22 sept 2012--A prognosis from WHO in 2002 indicates that by 2030, we can expect the relationship between non-communicable and communicable diseases to have shifted so that non-communicable diseases are the most common cause of death in the world's poorest countries. The shift is anticipated due to longer lifespan as well as increased urbanisation in low-income countries:
"This development means that 57% of the world's deaths in 2030 will be due to the major non-communicable killers we know from the developed world: cardiovascular diseases, chronic lung diseases, diabetes and many types of cancer," explains Professor Ib Bygbjergfrom the Department of International Health, Immunology and Microbiology at the University of Copenhagen. In an article recently published in the well-reputed journal Science, he explains the need for new strategies to combat disease globally.
Ignoring new research
In 2011 the UN member countries drew up a political declaration on the prevention and control of non-communicable diseases. And even though it was a large step forward for the UN to put non-communicable disease on the agenda, the situation is still problematic, according to Professor Bygbjerg:
"The declaration continued an unfortunate tradition of dividing campaigns into communicable and non-communicable diseases. This practice ignores many new research results showing, among other things, that many types of cancer are caused by viral infections, while communicable diseases such as tuberculosis, for example, can only be fought effectively by also looking at tobacco and alcohol consumption," states Ib Bygbjerg.
In the article published in Science, Professor Bygbjerg gives several examples of the necessity of having a joint campaign against communicable and non-communicable diseases.

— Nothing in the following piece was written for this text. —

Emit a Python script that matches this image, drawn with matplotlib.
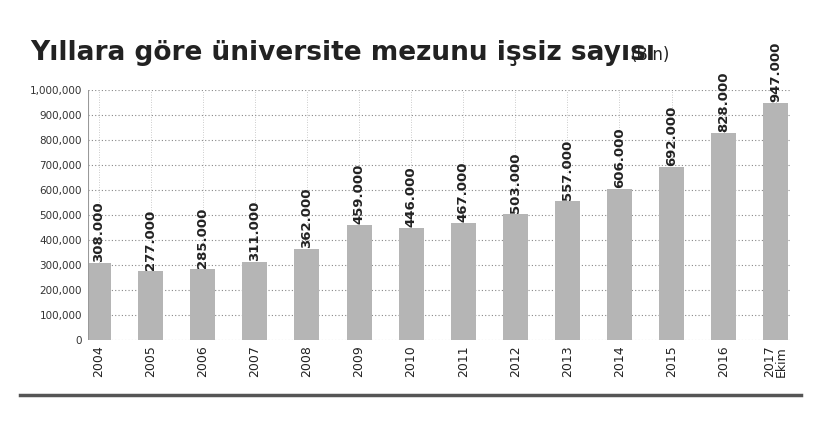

The simplest example is probably that since we know that diabetes increases the risk of tuberculosis – just as tuberculosis can bring on or exacerbate diabetes – why do we try to combat them separately?
"Naturally the main idea is that since we know that patients often suffer from several diseases, and that various diseases and their treatments influence each other, it is pointless to continue to develop large health programmes that only focus on fighting one single disease," continues Ib Bygbjerg.
Integrated health programmes are the key
We can kill several birds with one stone by focusing on known common risk factors, such as poor nutrition, and developing strategies that integrate efforts to combat diabetes and tuberculosis, for example.
Stimulated by Danish support, China, India and other countries with major diabetes and tuberculosis problems have begun developing integrated health programmes with double-screening for these diseases. However, in many other cases, structural problems have prevented this type of integration.
"Researchers, healthcare workers and politicians are often forced to meet short-term results contracts as part of 'new public management'. This practice can easily turn efforts to deal with current and impending health problems into a battlefield over money needed to combat one disease or another, instead of addressing the actual double burden of communicable and non-communicable disease that will be borne by the large populations in developing countries, now and in future," concludes Professor Ib Bygbjerg.